* **Prompt**
Leaving out the pictures, retype the lines from the beginning of the listing through the line containing "CartesianGrid, ReferenceLine, ReferenceDot".

───

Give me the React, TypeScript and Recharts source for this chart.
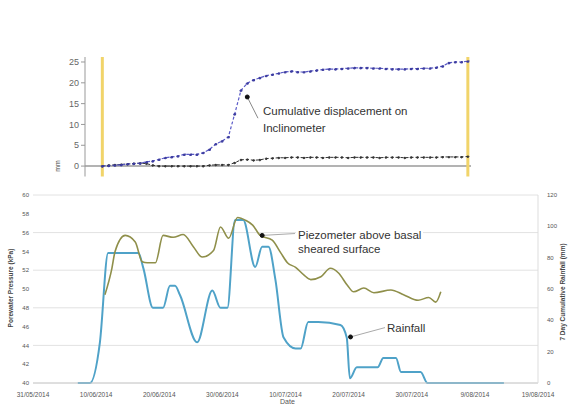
import { LineChart, Line, XAxis, YAxis, CartesianGrid, ReferenceLine, ReferenceDot } from 'recharts';

// top chart: inclinometer displacement (mm), one reading a day from day 11
const incDays = [11, 12, 13, 14, 15, 16, 17, 18, 19, 20, 21, 22, 23, 24, 25, 26, 27, 28, 29, 30, 31, 32, 33, 34, 35, 36, 37, 38, 39, 40, 41, 42, 43, 44, 45, 46, 47, 48, 49, 50, 51, 52, 53, 54, 55, 56, 57, 58, 59, 60, 61, 62, 63, 64, 65, 66, 67, 68, 69];
const upperDisp = [0, 0.1, 0.2, 0.3, 0.5, 0.6, 0.7, 1.0, 1.2, 1.6, 2.0, 2.2, 2.4, 2.8, 2.8, 2.8, 3.2, 4.0, 5.3, 6.0, 7.0, 12.5, 18.2, 19.9, 20.7, 21.2, 21.7, 22.0, 22.3, 22.6, 22.8, 22.6, 22.6, 22.8, 23.0, 23.2, 23.3, 23.3, 23.4, 23.5, 23.6, 23.6, 23.6, 23.5, 23.5, 23.4, 23.3, 23.3, 23.3, 23.4, 23.4, 23.5, 23.5, 23.7, 24.0, 24.8, 25.0, 25.0, 25.2];
const lowerDisp = [0, 0.2, 0.3, 0.4, 0.5, 0.6, 0.7, 0.6, 0.2, 0, 0, 0, 0, 0, 0, 0, 0, 0.2, 0.3, 0.3, 0.3, 0.8, 1.5, 1.6, 1.4, 1.5, 1.8, 1.9, 2.0, 2.0, 2.1, 2.1, 2.0, 2.1, 2.1, 2.0, 2.1, 2.1, 2.1, 2.0, 2.1, 2.1, 2.1, 2.1, 2.0, 2.1, 2.1, 2.1, 2.0, 2.1, 2.1, 2.1, 2.1, 2.1, 2.2, 2.2, 2.2, 2.2, 2.3];
const incTicks = [0, 5, 10, 15, 20, 25];
const monitorWindow = [11, 69];

// bottom chart: days since 31/05/2014
const piezoDays = [11.4, 12.5, 13.0, 14.6, 16.2, 17.3, 18.1, 19.4, 20.6, 22.2, 23.8, 25.4, 26.8, 28.6, 29.7, 31.0, 32.4, 33.7, 34.8, 36.0, 37.9, 39.2, 40.3, 41.6, 42.9, 44.0, 45.6, 47.1, 48.4, 49.8, 50.8, 52.4, 54.0, 56.7, 58.7, 61.0, 62.7, 63.8, 64.6];
const piezoKpa = [49.4, 52.2, 54.0, 55.7, 55.0, 52.9, 52.8, 52.8, 55.7, 55.5, 55.8, 54.5, 53.4, 54.1, 56.6, 55.4, 57.6, 57.3, 56.8, 55.7, 55.2, 53.9, 52.8, 52.3, 51.5, 51.0, 51.3, 52.2, 51.7, 50.4, 49.7, 50.1, 49.6, 49.9, 49.4, 48.8, 49.1, 48.6, 49.7];
const rainDays = [7.1, 9.0, 10.6, 11.9, 16.7, 17.5, 19.0, 20.6, 21.7, 22.5, 23.3, 26.0, 28.4, 29.7, 30.8, 32.0, 33.3, 35.2, 36.3, 37.3, 38.4, 39.7, 41.6, 42.4, 43.6, 45.2, 48.7, 49.7, 50.2, 51.3, 54.6, 55.5, 57.5, 58.3, 61.4, 62.5, 74.6];
const rainMm = [0, 0, 26, 83, 83, 73, 48, 48, 62, 62, 56, 26, 59, 48, 48, 104, 104, 74, 87, 87, 66, 29, 22, 22, 39, 39, 37, 29, 3, 10, 10, 16, 16, 7, 7, 0, 0];
const dateTicks = [0, 10, 20, 30, 40, 50, 60, 70, 80];
const dateLabels = ['31/05/2014', '10/06/2014', '20/06/2014', '30/06/2014', '10/07/2014', '20/07/2014', '30/07/2014', '9/08/2014', '19/08/2014'];
const kpaTicks = [40, 42, 44, 46, 48, 50, 52, 54, 56, 58, 60];
const rainTicks = [0, 20, 40, 60, 80, 100, 120];

const incData = incDays.map((d, i) => ({ day: d, upper: upperDisp[i], lower: lowerDisp[i] }));
const piezoData = piezoDays.map((d, i) => ({ day: d, kpa: piezoKpa[i] }));
const rainData = rainDays.map((d, i) => ({ day: d, rain: rainMm[i] }));

const font = '"Liberation Sans", Arial, sans-serif';

const VText = ({ x, y, text, size, bold }: any) => (
  <div style={{ position: 'absolute', left: x, top: y, transform: 'translate(-50%,-50%) rotate(-90deg)', whiteSpace: 'nowrap', fontSize: size, fontWeight: bold ? 'bold' : 'normal', color: '#444', fontFamily: font }}>{text}</div>
);

const Note = ({ x, y, lines, lh }: any) => (
  <div style={{ position: 'absolute', left: x, top: y, background: '#fff', fontSize: 11.5, lineHeight: lh + 'px', color: '#333', fontFamily: font, padding: '0 2px' }}>
    {lines.map((l: string) => <div key={l}>{l}</div>)}
  </div>
);

const App = () => {
  return (
    <div style={styles.page}>
      <div style={{ position: 'absolute', left: 0, top: 0 }}>
        <LineChart width={570} height={185} data={incData} margin={{ top: 57, right: 99, bottom: 8.5, left: 0 }}>
          <XAxis dataKey="day" type="number" domain={[8.25, 69.5]} hide allowDataOverflow />
          <YAxis width={85} domain={[-2.5, 26.2]} ticks={incTicks} allowDataOverflow stroke="#999" tickSize={4} tickMargin={2} tick={{ fontSize: 9, fill: '#666', fontFamily: font }} />
          <ReferenceLine y={0} stroke="#9a9a9a" strokeWidth={1.5} />
          {monitorWindow.map(d => <ReferenceLine key={d} x={d} stroke="#f1d46a" strokeWidth={3} />)}
          <Line dataKey="lower" stroke="#333" strokeWidth={1} strokeDasharray="3 2" dot={{ r: 1, fill: '#333', stroke: '#333' }} isAnimationActive={false} />
          <Line dataKey="upper" stroke="#5a5ac8" strokeWidth={1.2} strokeDasharray="3 2" dot={{ r: 1, fill: '#3c3ca0', stroke: '#3c3ca0' }} isAnimationActive={false} />
          <ReferenceLine segment={[{ x: 34, y: 16.6 }, { x: 35.7, y: 11.5 }]} stroke="#888" />
          <ReferenceDot x={34} y={16.6} r={2} fill="#111" stroke="#111" />
        </LineChart>
      </div>
      <div style={{ position: 'absolute', left: 0, top: 185 }}>
        <LineChart width={570} height={220} margin={{ top: 10, right: 0, bottom: 0, left: 0 }}>
          <CartesianGrid vertical={false} stroke="#e2e2e2" yAxisId="left" />
          <XAxis dataKey="day" type="number" domain={[0, 80]} ticks={dateTicks} tickFormatter={(v: number) => dateLabels[dateTicks.indexOf(v)]} height={22} stroke="#ccc" tickLine={false} tickMargin={3} tick={{ fontSize: 6.5, fill: '#555', fontFamily: font }} allowDuplicatedCategory={false} />
          <YAxis yAxisId="left" width={33} domain={[40, 60]} ticks={kpaTicks} axisLine={false} tickLine={false} tickSize={2} tickMargin={2} tick={{ fontSize: 6, fill: '#555', fontFamily: font }} />
          <YAxis yAxisId="right" orientation="right" width={32} domain={[0, 120]} ticks={rainTicks} stroke="#ddd" tickLine={false} tickSize={4} tickMargin={5} tick={{ fontSize: 6, fill: '#555', fontFamily: font }} />
          <Line yAxisId="right" data={rainData} dataKey="rain" type="monotone" stroke="#4fa2c8" strokeWidth={2} dot={false} isAnimationActive={false} />
          <Line yAxisId="left" data={piezoData} dataKey="kpa" type="monotone" stroke="#8f8f4a" strokeWidth={1.6} dot={false} isAnimationActive={false} />
          <ReferenceLine yAxisId="left" segment={[{ x: 36.3, y: 55.7 }, { x: 41.5, y: 55.9 }]} stroke="#aaa" />
          <ReferenceDot yAxisId="left" x={36.3} y={55.7} r={2} fill="#111" stroke="#111" />
          <ReferenceLine yAxisId="left" segment={[{ x: 50.3, y: 44.9 }, { x: 55.8, y: 45.9 }]} stroke="#aaa" />
          <ReferenceDot yAxisId="left" x={50.3} y={44.9} r={2} fill="#111" stroke="#111" />
        </LineChart>
      </div>
      <Note x={261} y={103} lh={17} lines={['Cumulative displacement on', 'Inclinometer']} />
      <Note x={296} y={228} lh={14} lines={['Piezometer above basal', 'sheared surface']} />
      <Note x={385} y={320} lh={16} lines={['Rainfall']} />
      <VText x={57} y={166} text="mm" size={7} />
      <VText x={10} y={288} text="Porewater Pressure (kPa)" size={6.5} bold />
      <VText x={562} y={292} text="7 Day Cumulative Rainfall (mm)" size={6.5} bold />
      <div style={{ position: 'absolute', left: 280, top: 398, fontSize: 7, color: '#555', fontFamily: font }}>Date</div>
    </div>
  );
};

const styles: any = {
  page: { position: 'absolute', left: 0, top: 0, width: 570, height: 405, background: '#fff', overflow: 'hidden' },
};

export default App;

───

* **Solution below**
Give me the React, TypeScript and Recharts source for this chart.
import { LineChart, Line, XAxis, YAxis, CartesianGrid, ReferenceLine, ReferenceDot } from 'recharts';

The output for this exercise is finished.